CKLF-FM
- Brandon, Manitoba; Canada;
- Broadcast area: Westman Region
- Frequency: 94.7 MHz
- Branding: 94.7 Star FM

Programming
- Format: Hot adult contemporary
- Affiliations: Premiere Networks

Ownership
- Owner: Jim Pattison Group
- Sister stations: CKLQ-FM

History
- First air date: June 2000

Technical information
- Class: C
- ERP: 100,000 watts
- HAAT: 325.6 metres (1068.2 feet)

Links
- Webcast: Listen Live
- Website: starfm.ca

= CKLF-FM =

Radio station in Brandon, Manitoba

CKLF-FM (94.7 FM, "94.7 Star FM") is a radio station in Brandon, Manitoba. Owned by the Jim Pattison Group, it broadcasts a hot adult contemporary format serving the Westman Region.

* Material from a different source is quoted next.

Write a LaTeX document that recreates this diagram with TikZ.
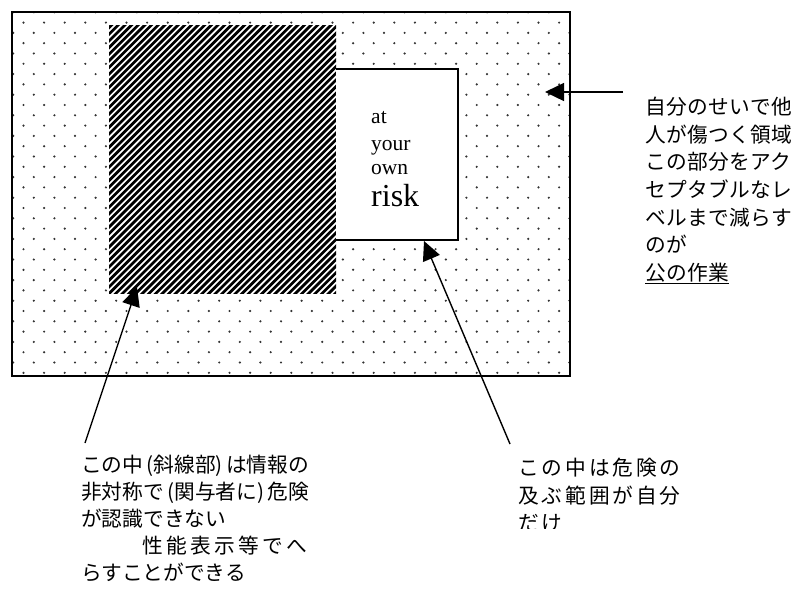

Its studios are co-located with sister station CKLQ-FM at 624 14th Street East, on Brandon's northeast side.

==History==
On September 17, 1999, the Canadian Radio-television and Telecommunications Commission (CRTC) approved an application by Riding Mountain Broadcasting for a new FM radio station on 94.7 FM in Brandon, proposing an adult contemporary format.

In 2003, Westman Communication Group acquired Riding Mountain Broadcasting. In September 2022, Westman announced that it would sell CKLF and CKLQ to the Jim Pattison Group to focus more on its telecom business.